## begin Information supplied

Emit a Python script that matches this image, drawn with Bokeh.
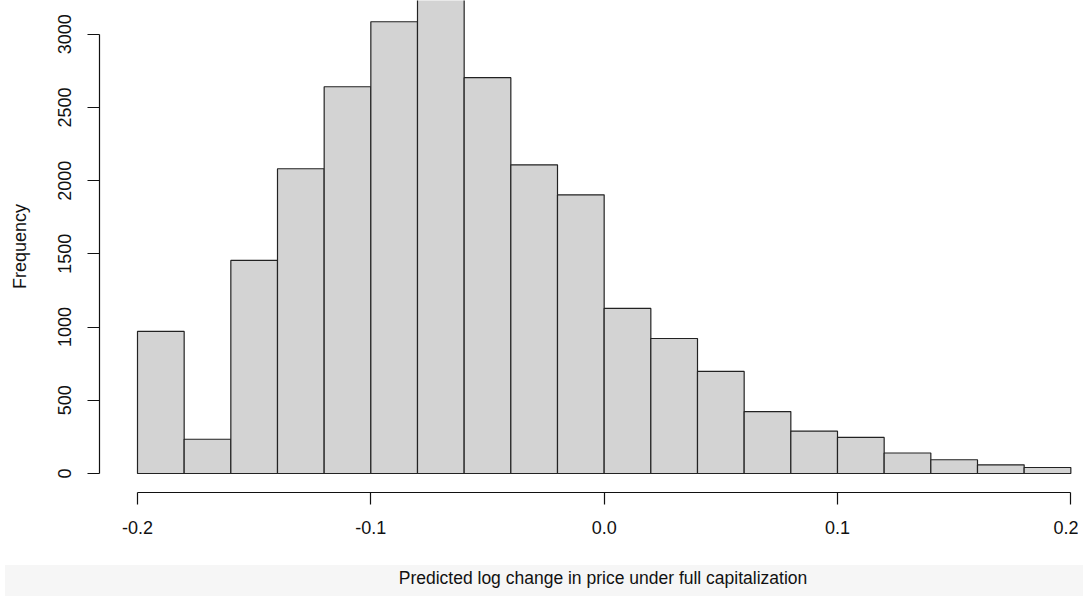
from bokeh.plotting import figure
from bokeh.models import FixedTicker, Div, ColumnDataSource, Range1d
from bokeh.layouts import column
from bokeh.embed import file_html
from bokeh.resources import INLINE

# ---- data ----
bin_edges = [-0.20, -0.18, -0.16, -0.14, -0.12, -0.10, -0.08, -0.06, -0.04, -0.02,
             0.00, 0.02, 0.04, 0.06, 0.08, 0.10, 0.12, 0.14, 0.16, 0.18, 0.20]
counts = [970, 234, 1455, 2081, 2641, 3085, 3300, 2703, 2108, 1903,
          1127, 922, 697, 423, 289, 246, 140, 94, 59, 41]
x_ticks = [-0.2, -0.1, 0.0, 0.1, 0.2]
x_tick_labels = ["-0.2", "-0.1", "0.0", "0.1", "0.2"]
y_ticks = [0, 500, 1000, 1500, 2000, 2500, 3000]
x_title = "Predicted log change in price under full capitalization"
y_title = "Frequency"

FONT = "Liberation Sans"

src = ColumnDataSource(dict(left=bin_edges[:-1], right=bin_edges[1:], top=counts,
                            bottom=[0] * len(counts)))

p = figure(width=1078, height=560, output_backend="svg", toolbar_location=None,
           x_range=Range1d(-0.216286, 0.203286), y_range=Range1d(-129.8, 3230.1),
           min_border_left=99, min_border_right=0, min_border_top=0, min_border_bottom=68)
p.outline_line_color = None
p.grid.visible = False
p.background_fill_color = "white"
p.border_fill_color = "white"

p.quad(left="left", right="right", top="top", bottom="bottom", source=src,
       fill_color="#d3d3d3", line_color="#222222", line_width=1.2)

xa = p.xaxis[0]
xa.ticker = FixedTicker(ticks=x_ticks)
xa.major_label_overrides = {t: l for t, l in zip(x_ticks, x_tick_labels)}
xa.bounds = (x_ticks[0], x_ticks[-1])
ya = p.yaxis[0]
ya.ticker = FixedTicker(ticks=y_ticks)
ya.bounds = (y_ticks[0], y_ticks[-1])
ya.major_label_orientation = "vertical"
ya.axis_label = y_title

for ax in (xa, ya):
    ax.axis_line_color = "#111111"
    ax.axis_line_width = 1.2
    ax.major_tick_line_color = "#111111"
    ax.major_tick_line_width = 1.2
    ax.major_tick_in = 0
    ax.major_tick_out = 12
    ax.minor_tick_line_color = None
    ax.major_label_text_font = FONT
    ax.major_label_text_font_size = "18px"
    ax.major_label_text_color = "#111111"
    ax.axis_label_text_font = FONT
    ax.axis_label_text_font_size = "18px"
    ax.axis_label_text_font_style = "normal"
    ax.axis_label_text_color = "#111111"

xa.major_label_standoff = 16
ya.major_label_standoff = 16
ya.axis_label_standoff = 26

band = Div(
    text=('<div style="width:1078px;padding-left:118px;padding-top:3px;box-sizing:border-box;'
          'text-align:center;font-family:\'Liberation Sans\';font-size:17.5px;'
          'line-height:20px;color:#111111;">' + x_title + '</div>'),
    width=1078, height=36,
    styles={"background-color": "#f6f6f6"},
)

layout = column(p, band, spacing=0)
open("out.html", "w").write(file_html(layout, INLINE))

## end Information supplied

Restate each line from the start of the listing through the line bearing "from bokeh.resources import INLINE" word for word. Drop the pictures.

Written solution
Emit a Python script that matches this image, drawn with Bokeh.
from bokeh.plotting import figure
from bokeh.models import FixedTicker, Div, ColumnDataSource, Range1d
from bokeh.layouts import column
from bokeh.embed import file_html
from bokeh.resources import INLINE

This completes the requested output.